In either case, the optimum approach isn't one or the other – it's both. Autocapture to get you started quickly with a minimum overhead, but with manual instrumentation for the nitty gritty where you need to invest more time.

4. Autocapture isn’t secure enough

At last, something we agree on. Sort of.

In theory, autocapture definitely creates a risk of accidentally capturing private data — so it’s something we take incredibly seriously. It’s why we made PostHog’s autocapture very selective about the data it captures from any user inputs, only collecting the name, id, and class attributes from input tags. Nothing more.

It's also why PostHog offers the option to self-host your analytics so that user data never leaves your control, offers information about how to remain HIPAA compliant, and enables you to automatically filter unwanted information before it is ingested.

If security and user privacy are concerns, whether because of HIPAA regulations or personal principle, PostHog offers a number of ways to protect your users.

So, is autocapture ‘still’ bad?

Amplitude repeatedly argues that autocapture is bad and that the correct approach is to create an exhaustive list of data to track in advance, then manually tracking those events only.

But how many of us have perfect foresight and can accurately predict the needs of so many, so far in advance, for example? What opportunities are lost in the meantime? What happens when circumstances change, or someone asks a question you didn’t anticipate?
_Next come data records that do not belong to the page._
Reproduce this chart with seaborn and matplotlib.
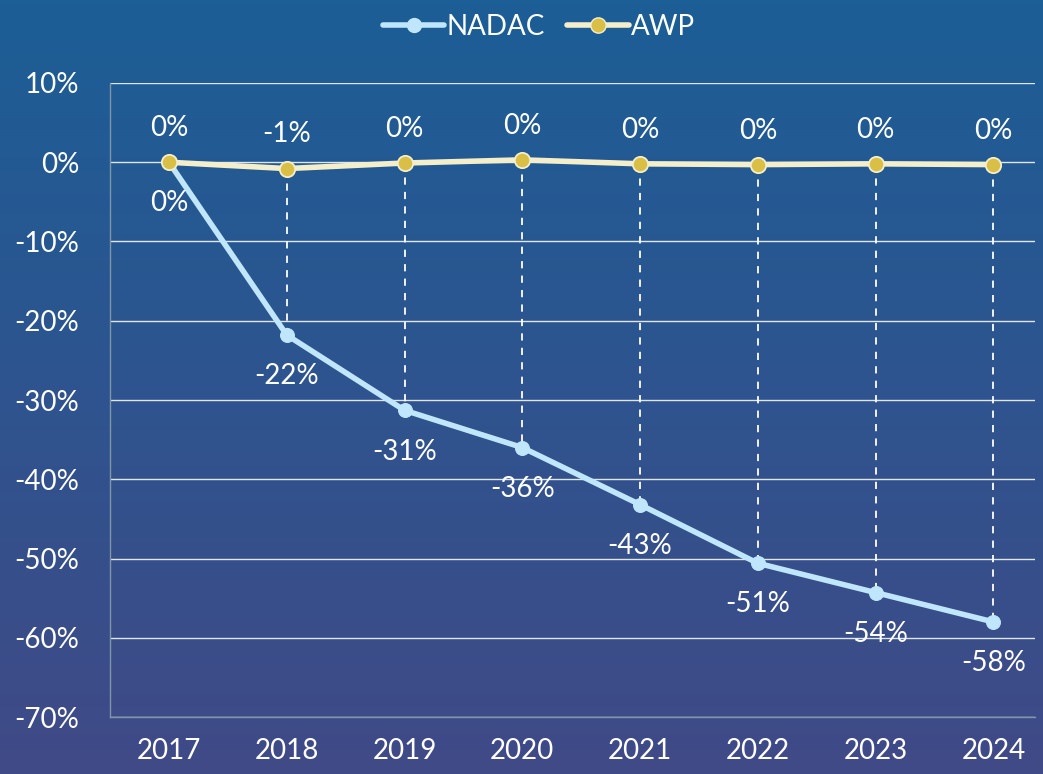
import numpy as np
import pandas as pd
import matplotlib.pyplot as plt
import seaborn as sns
from matplotlib.lines import Line2D

years = ["2017", "2018", "2019", "2020", "2021", "2022", "2023", "2024"]
nadac = [0.0, -21.8, -31.3, -36.0, -43.2, -50.6, -54.3, -58.0]
awp = [0.0, -0.8, -0.1, 0.3, -0.2, -0.3, -0.2, -0.3]
nadac_labels = ["0%", "-22%", "-31%", "-36%", "-43%", "-51%", "-54%", "-58%"]
awp_labels = ["0%", "-1%", "0%", "0%", "0%", "0%", "0%", "0%"]

df = pd.DataFrame({"pos": range(len(years)), "NADAC": nadac, "AWP": awp})

sns.set_style("white")
plt.rcParams["font.family"] = ["Lato", "DejaVu Sans"]

nadac_col = "#bfe6fb"
awp_line = "#f5eecb"
awp_dot = "#d9bf45"
fs = 20

fig = plt.figure(figsize=(10.43, 7.74), dpi=100)

# gradient background
bg = fig.add_axes([0, 0, 1, 1], zorder=-1)
top = np.array([28, 94, 150]) / 255
bot = np.array([64, 74, 135]) / 255
t = np.linspace(0, 1, 256)[:, None]
grad = (top * (1 - t) + bot * t)[:, None, :]
bg.imshow(grad, aspect="auto", extent=[0, 1, 0, 1])
bg.axis("off")

ax = fig.add_axes([0.1055, 0.0736, 0.8865, 0.8192])
ax.set_facecolor("none")

# drop lines
for i in range(1, len(years)):
    ax.plot([i, i], [awp[i], nadac[i]], color="white", lw=1.3,
            ls=(0, (4, 4)), zorder=1)

sns.lineplot(data=df, x="pos", y="NADAC", ax=ax, color=nadac_col, lw=4,
             marker="o", markersize=10, markerfacecolor=nadac_col,
             markeredgecolor=nadac_col, zorder=3)
sns.lineplot(data=df, x="pos", y="AWP", ax=ax, color=awp_line, lw=4,
             marker="o", markersize=11, markerfacecolor=awp_dot,
             markeredgecolor=awp_line, markeredgewidth=1.3, zorder=4)

for i in range(len(years)):
    ax.text(i, awp[i] + 4.3, awp_labels[i], color="white", fontsize=fs,
            ha="center", va="center")
    ax.text(i, nadac[i] - 5.2, nadac_labels[i], color="white",
            fontsize=fs, ha="center", va="center", zorder=5)

ax.set_xlim(-0.5, 7.35)
ax.set_ylim(-70, 10)
ax.set_yticks(range(-70, 11, 10))
ax.set_yticklabels([f"{v}%" for v in range(-70, 11, 10)])
ax.set_xticks(range(len(years)))
ax.set_xticklabels(years)
ax.tick_params(axis="y", colors="white", labelsize=fs, length=0, pad=22)
ax.tick_params(axis="x", colors="white", labelsize=fs, length=0, pad=15)
ax.set_xlabel("")
ax.set_ylabel("")
ax.grid(axis="y", color="#dfe6ee", lw=1)
ax.set_axisbelow(True)
for s in ["top", "right"]:
    ax.spines[s].set_visible(False)
for s in ["left", "bottom"]:
    ax.spines[s].set_color("#7f95a8")
    ax.spines[s].set_linewidth(1)

handles = [
    Line2D([], [], color=nadac_col, lw=4, marker="o", markersize=10,
           markerfacecolor=nadac_col, markeredgecolor=nadac_col),
    Line2D([], [], color=awp_line, lw=4, marker="o", markersize=11,
           markerfacecolor=awp_dot, markeredgecolor=awp_line),
]
leg = fig.legend(handles, ["NADAC", "AWP"], loc="upper center",
                 bbox_to_anchor=(0.517, 1.014), ncol=2, frameon=False,
                 fontsize=fs, handlelength=2.2, handletextpad=0.1,
                 columnspacing=0.8)
for txt in leg.get_texts():
    txt.set_color("white")

fig.savefig("out.png", dpi=100)
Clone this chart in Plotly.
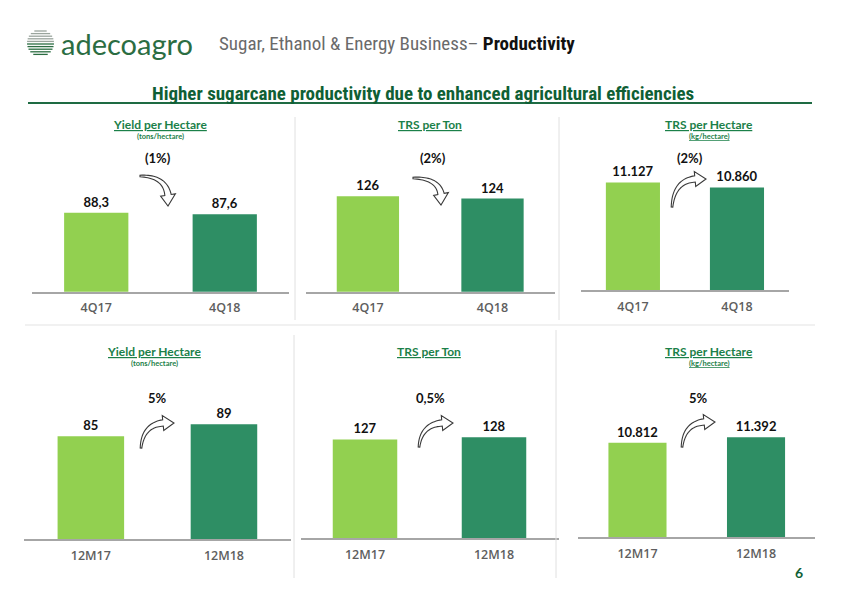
import numpy as np
import plotly.graph_objects as go

W, H = 842, 595

# ---------------- data ----------------
periods_q = ["4Q17", "4Q18"]
periods_y = ["12M17", "12M18"]
yield_q = [88.3, 87.6]
trs_ton_q = [126, 124]
trs_ha_q = [11127, 10860]
yield_y = [85, 89]
trs_ton_y = [127, 128]
trs_ha_y = [10812, 11392]
changes = ["(1%)", "(2%)", "(2%)", "5%", "0,5%", "5%"]
titles = ["Yield per Hectare", "TRS per Ton", "TRS per Hectare",
          "Yield per Hectare", "TRS per Ton", "TRS per Hectare"]
units = ["(tons/hectare)", "", "<u>(kg/hectare)</u>",
         "(tons/hectare)", "", "<u>(kg/hectare)</u>"]

series = [(periods_q, yield_q), (periods_q, trs_ton_q), (periods_q, trs_ha_q),
          (periods_y, yield_y), (periods_y, trs_ton_y), (periods_y, trs_ha_y)]

# ---------------- style ----------------
FONT = "Lato, 'Open Sans', sans-serif"
TICKFONT = "'Open Sans', Lato, sans-serif"
NARROW = "'Liberation Sans Narrow', 'Roboto Condensed', Lato, sans-serif"
LIGHT = "#92D050"
DARK = "#2E8E64"
TITLE_GREEN = "#1B8049"
HEAD_GREEN = "#0F5F35"

# panel geometry in pixels: x0, x1, baseline, top, y-range
geom = [
    (32, 289, 291.7, 150, [53.8, 115.7]),
    (305.6, 554.8, 291.7, 150, [43, 166.2]),
    (580.9, 789, 290, 150, [5376, 12863]),
    (24.3, 290.5, 539, 390, [50.7, 100.4]),
    (300.5, 558.5, 538.3, 390, [84, 148.5]),
    (578.2, 815.3, 537.3, 390, [642, 16481]),
]
bar_w = [0.5, 0.5, 0.52, 0.5, 0.5, 0.49]
fmts = ["%{y:,.1f}", "%{y:,.0f}", "%{y:,.0f}", "%{y:,.0f}", "%{y:,.0f}", "%{y:,.0f}"]
title_pos = [(160, 124.5), (430, 124.5), (709, 124.5), (154, 351.5), (429, 351.5), (709, 351.5)]
unit_pos = [(160, 136.5), None, (709, 136.5), (154, 363.3), None, (709, 363.3)]
change_pos = [(158, 158.5), (433, 158.5), (690, 158.5), (157, 398), (430, 398), (698, 398)]
# arrows: tail, control, head base, tip
arrows = [
    ((140, 176), (165, 176), (168, 195), (168, 206)),
    ((413, 178), (438, 178), (441, 194), (441, 205)),
    ((672, 207), (674, 181), (695, 179), (706, 179)),
    ((141, 448), (143, 425), (163, 423), (174, 423)),
    ((419, 447), (421, 425), (442, 423), (453, 423)),
    ((682, 447), (684, 424), (704, 422), (715, 422)),
]

fig = go.Figure()


def px(x):
    return x / W


def py(y):
    return 1 - y / H


layout_axes = {}
for i, ((cats, vals), (x0, x1, yb, yt, yr)) in enumerate(zip(series, geom)):
    xa = "x" if i == 0 else f"x{i + 1}"
    ya = "y" if i == 0 else f"y{i + 1}"
    fig.add_trace(go.Bar(
        x=cats, y=vals, xaxis=xa, yaxis=ya, width=bar_w[i],
        marker=dict(color=[LIGHT, DARK], line=dict(width=0)),
        texttemplate=fmts[i], textposition="outside", cliponaxis=False,
        textfont=dict(family=FONT, size=13, color="#111111", weight="bold"),
        showlegend=False, hoverinfo="skip",
    ))
    kx = "xaxis" if i == 0 else f"xaxis{i + 1}"
    ky = "yaxis" if i == 0 else f"yaxis{i + 1}"
    layout_axes[kx] = dict(
        domain=[px(x0), px(x1)], anchor=ya, type="category",
        showline=True, linecolor="#A6A6A6", linewidth=1.5,
        showgrid=False, zeroline=False, ticks="outside", ticklen=4,
        tickcolor="rgba(0,0,0,0)",
        tickfont=dict(family=TICKFONT, size=12.5, color="#5E5E5E", weight=600),
        fixedrange=True,
    )
    layout_axes[ky] = dict(
        domain=[py(yb), py(yt)], anchor=xa, range=yr,
        visible=False, showgrid=False, zeroline=False, fixedrange=True,
    )

fig.update_layout(
    width=W, height=H,
    margin=dict(l=0, r=0, t=0, b=0),
    paper_bgcolor="white", plot_bgcolor="rgba(0,0,0,0)",
    separators=",.",
    bargap=0.5,
    **layout_axes,
)


def ann(text, x, y, size, color, weight="normal", xanchor="center", family=FONT):
    fig.add_annotation(
        x=px(x), y=py(y), xref="paper", yref="paper", text=text,
        showarrow=False, xanchor=xanchor, yanchor="middle",
        font=dict(family=family, size=size, color=color, weight=weight),
    )


# panel titles, units, change labels
for i in range(6):
    ann(f"<u>{titles[i]}</u>", *title_pos[i], 12, TITLE_GREEN, "bold")
    if unit_pos[i] is not None:
        ann(units[i], *unit_pos[i], 7.5, TITLE_GREEN, "bold")
    ann(changes[i], *change_pos[i], 13, "#111111", "bold")

# header
ann("adecoagro", 59, 44, 29, "#2B6D42", xanchor="left")
ann("Sugar, Ethanol &amp; Energy Business– <b style='color:#111'>Productivity</b>",
    217, 44, 19, "#6A6A6A", "normal", xanchor="left", family=NARROW)
ann("Higher sugarcane productivity due to enhanced agricultural efficiencies",
    423, 93, 19, HEAD_GREEN, "bold", family=NARROW)
ann("6", 799, 572.5, 14, HEAD_GREEN, "bold")

shapes = []
# headline rule
shapes.append(dict(type="line", xref="paper", yref="paper",
                   x0=px(28), x1=px(812), y0=py(103), y1=py(103),
                   line=dict(color="#1E6B43", width=2)))
# separators
sep_style = dict(color="#E0E0E0", width=1)
for (x, y0, y1) in [(295, 117, 320), (559, 117, 320), (294, 335, 578), (556, 330, 578)]:
    shapes.append(dict(type="line", xref="paper", yref="paper",
                       x0=px(x), x1=px(x), y0=py(y0), y1=py(y1), line=sep_style))
shapes.append(dict(type="line", xref="paper", yref="paper",
                   x0=px(25), x1=px(815), y0=py(325), y1=py(325),
                   line=dict(color="#E3E3E3", width=1)))

# logo (striped globe)
cx, cy, r = 40.5, 43, 13.5
for k, yy in enumerate(np.arange(31, 56.5, 2.6)):
    d = yy - cy
    if abs(d) >= r:
        continue
    hc = np.sqrt(r * r - d * d)
    col = "#9AA59D" if yy < 43 else "#2B6D42"
    shapes.append(dict(type="line", xref="paper", yref="paper",
                       x0=px(cx - hc), x1=px(cx + hc), y0=py(yy), y1=py(yy),
                       line=dict(color=col, width=1.3)))


# curved arrows
def arrow_path(T, C, B, Hd, w0=0.8, w1=3.2, hw=7.5):
    T, C, B, Hd = map(np.array, (T, C, B, Hd))
    ts = np.linspace(0, 1, 24)
    left, right = [], []
    for t in ts:
        p = (1 - t) ** 2 * T + 2 * (1 - t) * t * C + t ** 2 * B
        tg = 2 * (1 - t) * (C - T) + 2 * t * (B - C)
        tg = tg / np.linalg.norm(tg)
        n = np.array([-tg[1], tg[0]])
        w = w0 + (w1 - w0) * t
        left.append(p + w * n)
        right.append(p - w * n)
    tg = B - C
    tg = tg / np.linalg.norm(tg)
    n = np.array([-tg[1], tg[0]])
    pts = left + [B + hw * n, Hd, B - hw * n] + right[::-1]
    s = "M " + " L ".join(f"{px(p[0]):.5f},{py(p[1]):.5f}" for p in pts) + " Z"
    return s


for a in arrows:
    shapes.append(dict(type="path", xref="paper", yref="paper",
                       path=arrow_path(*a), fillcolor="white",
                       line=dict(color="#3A3A3A", width=1.1)))

fig.update_layout(shapes=shapes)

fig.write_html("out.html", config={"displayModeBar": False},
               post_script="document.body.style.margin='0px';")
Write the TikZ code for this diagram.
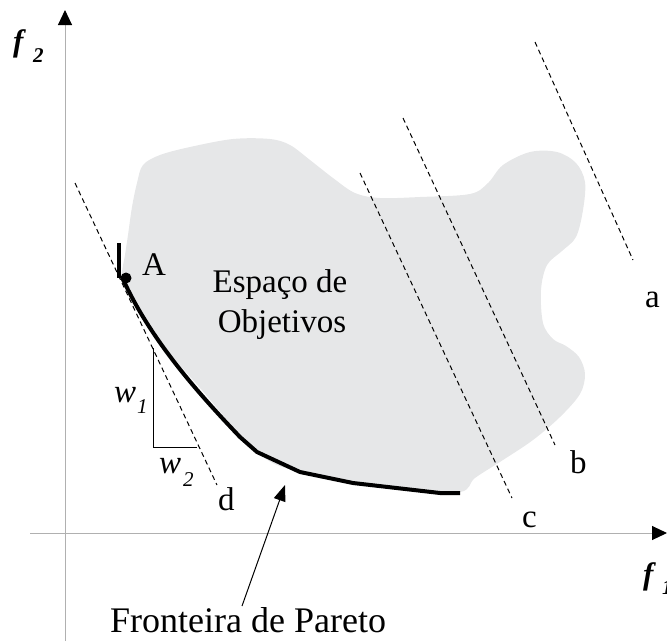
\documentclass[tikz,border=0pt]{standalone}
\usepackage{fontspec}
\setmainfont{Liberation Serif}
\usetikzlibrary{arrows.meta}
\definecolor{regiongray}{HTML}{E6E7E8}
\definecolor{axisgray}{HTML}{B0B0B0}
\tikzset{
  axisline/.style={draw=axisgray, line width=1pt, -{Triangle[length=15pt,width=14pt,fill=black,color=black]}},
  levelline/.style={draw=black, line width=1pt, dash pattern=on 5pt off 3.5pt},
  front/.style={draw=black, line width=4pt, line join=round},
  lbl/.style={inner sep=0pt, anchor=base west, font=\fontsize{33}{36}\selectfont},
  sublbl/.style={inner sep=0pt, anchor=base west, font=\fontsize{21}{24}\selectfont\itshape},
  fvar/.style={inner sep=0pt, anchor=base west, font=\fontsize{31}{34}\selectfont\bfseries\itshape},
}
\begin{document}
\begin{tikzpicture}[x=1pt,y=-1pt]
\useasboundingbox (0,0) rectangle (667,641);
% objective space region
\fill[regiongray] plot[smooth cycle, tension=0.55] coordinates {
 (122,277) (125,255) (128,235) (132,207) (137,183) (143,165) (160,155) (190,147) (233,139) (270,139) (290,145)
 (310,160) (333,178) (355,193) (380,198) (420,197) (470,194) (488,183) (503,165) (530,152) (557,152) (576,163)
 (585,182) (583,210) (576,237) (562,251) (547,265) (541,290) (543,323) (553,339) (566,346) (579,357) (585,374)
 (580,394) (560,417) (533,440) (503,460) (475,478) (460,492) (400,490) (300,472) (257,452) (200,388) (150,330) (130,295)};
% axes
\coordinate (yorig) at (65,641);
\coordinate (ytip) at (65,10);
\coordinate (xorig) at (30,533);
\coordinate (xtip) at (667,533);
\draw[axisline] (yorig) -- (ytip);
\draw[axisline] (xorig) -- (xtip);
\node[fvar] (f2) at (13,51) {f};
\node[sublbl, font=\fontsize{21}{24}\selectfont\bfseries\itshape] (f2s) at (33,62) {2};
\node[fvar] (f1) at (643,584) {f};
\node[sublbl, font=\fontsize{21}{24}\selectfont\bfseries\itshape] (f1s) at (662,594) {1};
% level lines
\coordinate (da) at (75,183); \coordinate (db) at (217,485);
\coordinate (ca) at (360,173); \coordinate (cb) at (512,498);
\coordinate (ba) at (403,118); \coordinate (bb) at (555,445);
\coordinate (aa) at (535,42);  \coordinate (ab) at (633,260);
\draw[levelline] (da) -- (db);
\draw[levelline] (ca) -- (cb);
\draw[levelline] (ba) -- (bb);
\draw[levelline] (aa) -- (ab);
\node[lbl] (la) at (645,307) {a};
\node[lbl] (lb) at (570,473) {b};
\node[lbl] (lc) at (522,527) {c};
\node[lbl] (ld) at (218,510) {d};
% Pareto front
\draw[front] (122,277) .. controls (150,340) and (200,395) .. (240,437) -- (257,452) -- (300,472) -- (353,483) -- (440,493) -- (460,493);
\coordinate (barTop) at (119,243);
\coordinate (barBot) at (119,278);
\draw[black, line width=4pt] (barTop) -- (barBot);
\fill[black] (126,278) circle (5.5pt);
\node[lbl] (A) at (142,275) {A};
% slope triangle
\coordinate (t1) at (153,348); \coordinate (t2) at (153,447); \coordinate (t3) at (197,447);
\draw[black, line width=1pt] (t1) -- (t2) -- (t3);
\node[lbl, font=\fontsize{33}{36}\selectfont\itshape] (w1) at (114,402) {w};
\node[sublbl] (w1s) at (137,413) {1};
\node[lbl, font=\fontsize{33}{36}\selectfont\itshape] (w2) at (159,473) {w};
\node[sublbl] (w2s) at (183,486) {2};
% region label
\node[lbl, anchor=base] (esp) at (280,292) {Espaço de};
\node[lbl, anchor=base] (obj) at (282,332) {Objetivos};
% front label
\node[lbl, font=\fontsize{36}{40}\selectfont] (fp) at (110,632) {Fronteira de Pareto};
\coordinate (ftip) at (285,485);
\coordinate (fbase) at (242,606);
\draw[black, line width=1pt, -{Triangle[length=16pt,width=12pt]}] (fbase) -- (ftip);
\end{tikzpicture}
\end{document}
What about fast-moving businesses where the needs of teams are likely to change regularly?

As one of my colleagues puts it: “Manual instrumentation is for the world we wish existed; autocapture is for the world that actually exists.”

Again, this is why PostHog offers both — because different teams need different solutions. Autocapture is best for some, manual is best for others and, for most, a mixture of both is preferable. Ultimately, it’s only by understanding and adapting to these needs that anyone, including PostHog, can build the best product.

It’s ironic that Amplitude doesn’t realize that.